Below is a listing; write it out exactly and drop any images from it.

-- Start of Provided material --

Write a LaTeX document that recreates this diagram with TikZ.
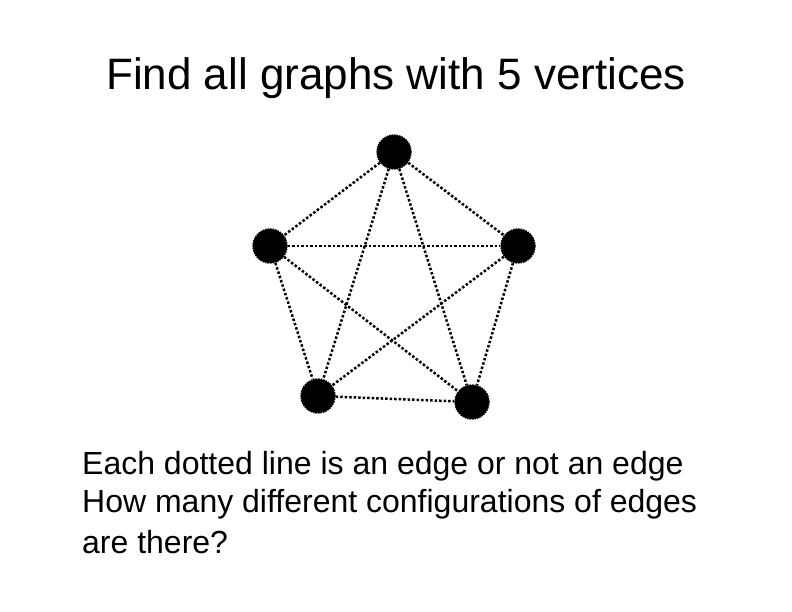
\documentclass[tikz,border=0pt]{standalone}
\usepackage{fontspec}
\setmainfont{Liberation Sans}
\begin{document}
\begin{tikzpicture}[x=1pt,y=-1pt,
  vert/.style={circle,fill=black,draw=black,densely dotted,line width=1.5pt,minimum size=34pt,inner sep=0pt},
  edge/.style={line width=2.5pt,dash pattern=on 2.5pt off 2pt},
  body/.style={font=\fontsize{32}{38}\selectfont,anchor=west,inner sep=0pt}]
\useasboundingbox (0,0) rectangle (792,612);
\node[font=\fontsize{44}{50}\selectfont] (title) at (396,78) {Find all graphs with 5 vertices};
\node[vert] (a) at (394,152) {};
\node[vert] (b) at (270,246) {};
\node[vert] (c) at (518,246) {};
\node[vert] (d) at (318,396) {};
\node[vert] (e) at (472,402) {};
\foreach \u/\v in {a/b,a/c,a/d,a/e,b/c,b/d,b/e,c/d,c/e,d/e} \draw[edge] (\u) -- (\v);
\node[body] (t1) at (82,466) {Each dotted line is an edge or not an edge};
\node[body] (t2) at (82,504) {How many different configurations of edges};
\node[body] (t3) at (82,542) {are there?};
\end{tikzpicture}
\end{document}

-- End of Provided material --

**Expected answer:**
Write a LaTeX document that recreates this diagram with TikZ.
\documentclass[tikz,border=0pt]{standalone}
\usepackage{fontspec}
\setmainfont{Liberation Sans}
\begin{document}
\begin{tikzpicture}[x=1pt,y=-1pt,
  vert/.style={circle,fill=black,draw=black,densely dotted,line width=1.5pt,minimum size=34pt,inner sep=0pt},
  edge/.style={line width=2.5pt,dash pattern=on 2.5pt off 2pt},
  body/.style={font=\fontsize{32}{38}\selectfont,anchor=west,inner sep=0pt}]
\useasboundingbox (0,0) rectangle (792,612);
\node[font=\fontsize{44}{50}\selectfont] (title) at (396,78) {Find all graphs with 5 vertices};
\node[vert] (a) at (394,152) {};
\node[vert] (b) at (270,246) {};
\node[vert] (c) at (518,246) {};
\node[vert] (d) at (318,396) {};
\node[vert] (e) at (472,402) {};
\foreach \u/\v in {a/b,a/c,a/d,a/e,b/c,b/d,b/e,c/d,c/e,d/e} \draw[edge] (\u) -- (\v);
\node[body] (t1) at (82,466) {Each dotted line is an edge or not an edge};
\node[body] (t2) at (82,504) {How many different configurations of edges};
\node[body] (t3) at (82,542) {are there?};
\end{tikzpicture}
\end{document}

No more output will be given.